A study suggesting that exposing kids at risk for peanut allergy to peanuts may actually help prevent an allergy was covered by all three of last night’s national news broadcasts for a total of more than four minutes. The study also received extensive coverage online and in print. Dr. Anthony Fauci, director of the National Institute of Allergy and Infectious Diseases, which provided funding for the trial, is quoted in nearly every article. Most sources tout the study, with some calling the findings a “landmark” or “ground-breaking.”
        The CBS Evening News (2/23, story 5, 1:56, Pelley) reported, “A new medical study...could transform the way doctors prevent peanut allergies. Turns out keeping kids away from peanuts may be the wrong thing to do.” ABC World News (2/23, story 6, 1:42, Muir) and NBC Nightly News (2/23, story 4, 0:31, Holt) also discussed the study during their respective broadcasts.
        The AP (2/24, Marchione) reports that the research, published in the New England Journal of Medicine, “involved more than 600 children ages 4 months to 11 months old,” all of whom “were thought to be at risk for peanut allergy because they were allergic to eggs or had eczema.”
        The New York Times (2/24, Pollack) “Well” blog reports that these children “were randomly assigned either to be regularly fed food that contained peanuts or to be denied such food.” Those “feeding patterns continued until the children were 5 years old.”

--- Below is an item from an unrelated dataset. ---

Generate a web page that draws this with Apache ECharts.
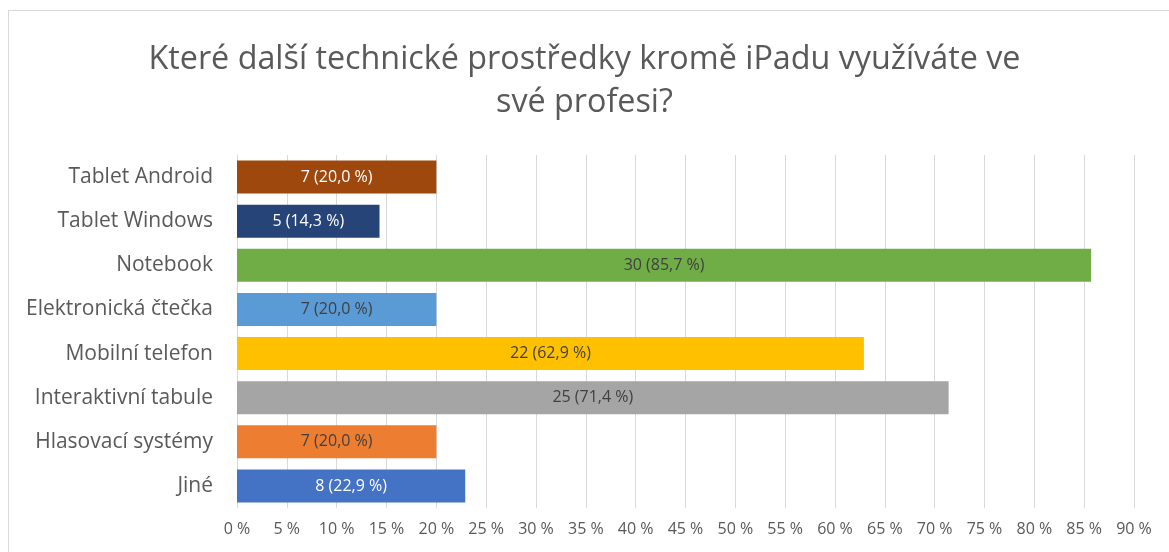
<!DOCTYPE html>
<html>
<head>
<meta charset="utf-8">
<script src="https://cdn.jsdelivr.net/npm/echarts@6/dist/echarts.min.js"></script>
<style>
	html, body { margin: 0; padding: 0; background: #fff; }
	#frame { position: absolute; left: 8px; top: 10px; width: 1300px; height: 700px; border-left: 1px solid #d9d9d9; border-top: 1px solid #d9d9d9; }
	#main { position: absolute; left: 0; top: 0; width: 1169px; height: 552px; }
</style>
</head>
<body>
<div id="frame"></div>
<div id="main"></div>
<script>
// kategorie a hodnoty
var categories = ['Tablet Android', 'Tablet Windows', 'Notebook', 'Elektronická čtečka', 'Mobilní telefon', 'Interaktivní tabule', 'Hlasovací systémy', 'Jiné'];
var counts = [7, 5, 30, 7, 22, 25, 7, 8];
var percents = [20.0, 14.3, 85.7, 20.0, 62.9, 71.4, 20.0, 22.9];
var barColors = ['#9E480E', '#264478', '#70AD47', '#5B9BD5', '#FFC000', '#A5A5A5', '#ED7D31', '#4472C4'];
var labelColors = ['#ffffff', '#ffffff', '#404040', '#404040', '#404040', '#404040', '#404040', '#ffffff'];

var font = '"Open Sans", "Noto Sans", sans-serif';

var myChart = echarts.init(document.getElementById('main'));

var items = [];
for (var i = 0; i < categories.length; i++) {
	items.push({
		value: percents[i],
		itemStyle: { color: barColors[i] },
		label: { color: labelColors[i] }
	});
}

var option = {
	animation: false,
	title: {
		text: 'Které další technické prostředky kromě iPadu využíváte ve\nsvé profesi?',
		left: 'center',
		top: 33,
		textStyle: {
			fontFamily: font,
			fontSize: 32.3,
			fontWeight: 'normal',
			color: '#595959',
			lineHeight: 43
		}
	},
	grid: {
		left: 237,
		right: 35,
		top: 155,
		bottom: 44,
		containLabel: false
	},
	xAxis: {
		type: 'value',
		min: 0,
		max: 90,
		interval: 5,
		axisLine: { show: false },
		axisTick: { show: false },
		splitLine: { lineStyle: { color: '#d9d9d9', width: 1 } },
		axisLabel: {
			formatter: '{value} %',
			fontFamily: font,
			fontSize: 16,
			color: '#595959',
			margin: 13
		}
	},
	yAxis: {
		type: 'category',
		inverse: true,
		data: categories,
		axisLine: { show: true, lineStyle: { color: '#d9d9d9' } },
		axisTick: { show: false },
		axisLabel: {
			fontFamily: font,
			fontSize: 21,
			color: '#595959',
			margin: 24
		}
	},
	series: [{
		type: 'bar',
		data: items,
		barCategoryGap: '25%',
		label: {
			show: true,
			position: 'inside',
			fontFamily: font,
			fontSize: 16,
			formatter: function(p) {
				return counts[p.dataIndex] + ' (' + percents[p.dataIndex].toFixed(1).replace('.', ',') + ' %)';
			}
		}
	}]
};

myChart.setOption(option);
</script>
</body>
</html>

   USA Today (2/24, Szabo) reports that “babies regularly given peanuts for at least four years cut their risk of peanut allergy by an average of 81%, compared with children who avoided peanuts.” 
These “results are ‘without precedent,’ said” Dr. Fauci, who added that “the results have the potential to transform how we approach food allergy prevention.”

        The Washington Post (2/24, Bernstein) “To Your Health” blog reports, “An accompanying editorial described the research as a ‘landmark study,’ called for quick issuance of new guidelines on peanut consumption by children and recommended that some infants between the ages of four and eight months who are at risk for the allergy be started on small amounts of peanut protein.”

I WOULDN'T FOLLOW THIS ADVICE WITHOUT TALKING TO MY DOCTOR!